Of the The Raven Boys, Entertainment Weekly wrote, “Maggie Stievfater’s can’t-put-it-down paranormal adventure will leave you clamoring for book two.” Now the second book is here, with the same wild imagination, dark romance, and heart-stopping twists that only Maggie Stiefvater can conjure.
Review
So, I was left a little speechless after finishing this one. Maggie’s prose again is the stuff that leaves me with goose bumps. This was the kind of book that makes you pause and re-read moments out loud mid-way through just to hear how it sounds spoken out loud. It’s one of those YA books you don’t want to read too fast (though you totally could because the story/mystery/supernatural suspense is spot on) because each sentence is just so well put together that you want to savor it slowly, keep it from ending.
And I wouldn’t even consider myself the biggest Stiefvater fan. I’ve either loved or most definitely not loved her past work. I devoured The Raven Boys though, and I was not disappointed with this sequel. I started the ARC while waiting in line to meet another author at BEA, and I remember thinking, “I wish I was at home in my reading spot right now, so nothing would distract me from these characters.” The book actually made me want to leave the conference I’ve called, “my Disneyland.”
At first, I wasn’t sure how I was going to feel because a large part of the book centers on Ronan, a guy who was never my favorite character. The book does do a lot of the back and forth point of view shifts Stiefvater is famous for, so I did still get a lot of Blue and Adam and Gansey. But, it’s always hard to get into a character’s point of view who you just cannot relate to. And who can relate to Ronan? He’s violent, intense, dark, and brooding. He never seems to laugh and he’s always on edge.
But Maggie’s character development is just so good that by the time I was a chapter or so in, I loved Ronan with all my heart. I felt so bad for him and his younger brother. I wanted to battle his night terrors with him and kick his older brother somewhere it would hurt. I also came to love a newer character who’s actually a hit-man! Maggie has this way of writing characters that has you feeling like you know them. The hit man actually ends up being a love interest for Blue’s mom, and while this sounds kind of terrifying, it was just pure brilliant.
The crazy psychics that Blue lives with, really stepped it up a notch in this sequel to help out Blue and her friends. There’s tarot readings and psychic games. There’s a disappearing forrest, magical artifacts, a house of stolen objects, dream creatures, dragon battles, ghosts, and sacrifices.
And in between all the adventures, the searching for Glendower, the robberies, the supernatural elements, and the dark dream world Ronan learns to begin to navigate, is all of the amazing tensions from earlier in the series. Blue comes to terms with who her actual true love is (and who she will never be able to kiss –because it has been prophesized that if she kisses her true love, he will die). There’s all the tension between the haves and the have-nots, the wealthy and the poor, the Aglionby students and the locals, Adam and Gansey. There’s also Adam’s dark past, Ronan’s comatose mother, the hit-man’s serial killer brother, and Kavinsky (another raven boy), who is just as dark as Ronan, but not quite as good.

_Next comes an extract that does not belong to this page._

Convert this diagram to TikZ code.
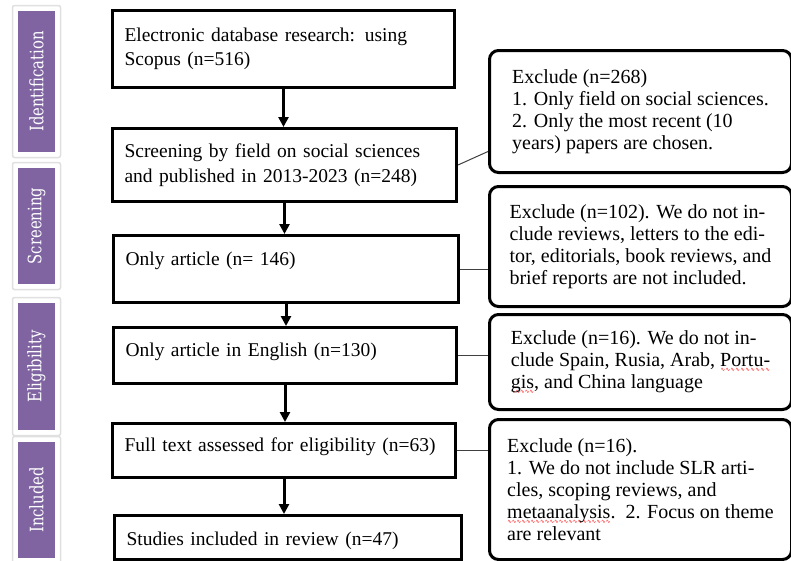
\documentclass[tikz,border=0pt]{standalone}
\usepackage{fontspec}
\setmainfont{Liberation Serif}
\newfontfamily\tabfont[FakeStretch=0.8]{DejaVu Serif}
\newfontfamily\wavefont{DejaVu Sans}
\usetikzlibrary{arrows.meta}
\definecolor{tabpurple}{HTML}{8064A2}
\newcommand\spellwave[1]{\setbox0\hbox{#1}\rlap{\lower5pt\hbox to\wd0{\color{red}\wavefont\fontsize{5.5}{6}\selectfont\xleaders\hbox{∿}\hfil}}\box0}
\begin{document}
\begin{tikzpicture}[x=1pt,y=-1pt,
    stage/.style={draw,line width=3pt,anchor=north west,inner xsep=12pt,inner ysep=0pt,align=left,font=\fontsize{19.5}{24.6}\selectfont},
    excl/.style={draw,line width=3pt,rounded corners=9pt,anchor=north west,inner sep=0pt,align=left,minimum width=302pt,font=\fontsize{20}{22}\selectfont},
    tabframe/.style={fill=white,draw=black!12,line width=1.5pt,rounded corners=2pt,minimum width=48pt},
    tab/.style={fill=tabpurple,text=white,rotate=90,minimum height=37pt,inner sep=0pt,font=\tabfont\fontsize{18.5}{20}\selectfont},
    flow/.style={line width=3pt,-{Triangle[width=10pt,length=10pt]}},
    link/.style={line width=1pt,draw=black!75}]
  \useasboundingbox (0,0) rectangle (791,560);

  \foreach \lbl/\yc/\len [count=\i] in {Identification/81.5/141,Screening/226/116,Eligibility/366.5/127,Included/500/116}{
    \node[tabframe,minimum height=\len+11] (frame\i) at (36.5,\yc) {};
    \node[tab,minimum width=\len] (tab\i) at (36.5,\yc) {\lbl};
  }

  \node[stage,text width=318pt,minimum height=77pt] (b1) at (111,9) {Electronic database research: using\\Scopus (n=516)};
  \node[stage,text width=320pt,minimum height=73pt] (b2) at (111,127) {Screening by field on social sciences\\and published in 2013-2023 (n=248)};
  \node[stage,text width=321pt,text height=30pt,text depth=37pt] (b3) at (112,234) {Only article (n= 146)};
  \node[stage,text width=319pt,text height=29pt,text depth=27pt] (b4) at (112,326) {Only article in English (n=130)};
  \node[stage,text width=319pt,text height=28pt,text depth=26pt] (b5) at (111,422) {Full text assessed for eligibility (n=63)};
  \node[stage,text width=323pt,text height=30pt,text depth=14pt] (b6) at (113,514) {Studies included in review (n=47)};

  \node[excl,minimum height=122pt] (r1) at (488,49) {Exclude (n=268)\\1. Only field on social sciences.\\2. Only the most recent (10\\years) papers are chosen.};
  \node[excl,minimum height=120pt] (r2) at (488,185) {Exclude (n=102). We do not in-\\clude reviews, letters to the edi-\\tor, editorials, book reviews, and\\brief reports are not included.};
  \node[excl,minimum height=95pt] (r3) at (488,313) {Exclude (n=16). We do not in-\\clude Spain, Rusia, Arab, \spellwave{Portu-}\\\spellwave{gis}, and China language};
  \node[excl,minimum height=140pt] (r4) at (488,418) {Exclude (n=16).\\1. We do not include SLR arti-\\cles, scoping reviews, and\\\spellwave{metaanalysis}.\ \ 2. Focus on theme\\are relevant};

  \foreach \a/\b in {b1/b2,b2/b3,b3/b4,b4/b5,b5/b6}
    \draw[flow] (\a.south) -- (\a.south |- \b.north);

  \draw[link] (b2.east) -- ([yshift=-40pt]r1.west);
  \draw[link] (b3.east) -- (b3.east -| r2.west);
  \draw[link] (b4.east) -- (b4.east -| r3.west);
  \draw[link] (b5.east) -- (b5.east -| r4.west);
\end{tikzpicture}
\end{document}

It ends with the kind of classic cliffhanger you come to expect in these YA series. But it does also end with a little bit of closure (which is beyond nice!). A couple of things do actually come to an end in the sequel, and I’m more than okay with this. A lot goes down in the ending chapters and it was a little too hard to savor the prose at the end because I was so on the edge of my seat.
This book is a pure, beautiful coming of age story. The characters are beyond three dimensional –they are real. Blue and the boys are pushed and pushed to their limits, and they are all asked to show their true colors. Some of this book was also scary for me. Some of the stuff in Ronan’s head was just so creepy and dark. It’s one of those books that has me still thinking about it, way after I finish its last page. This gets a 10/10 from me. I think I even liked it better than book 1.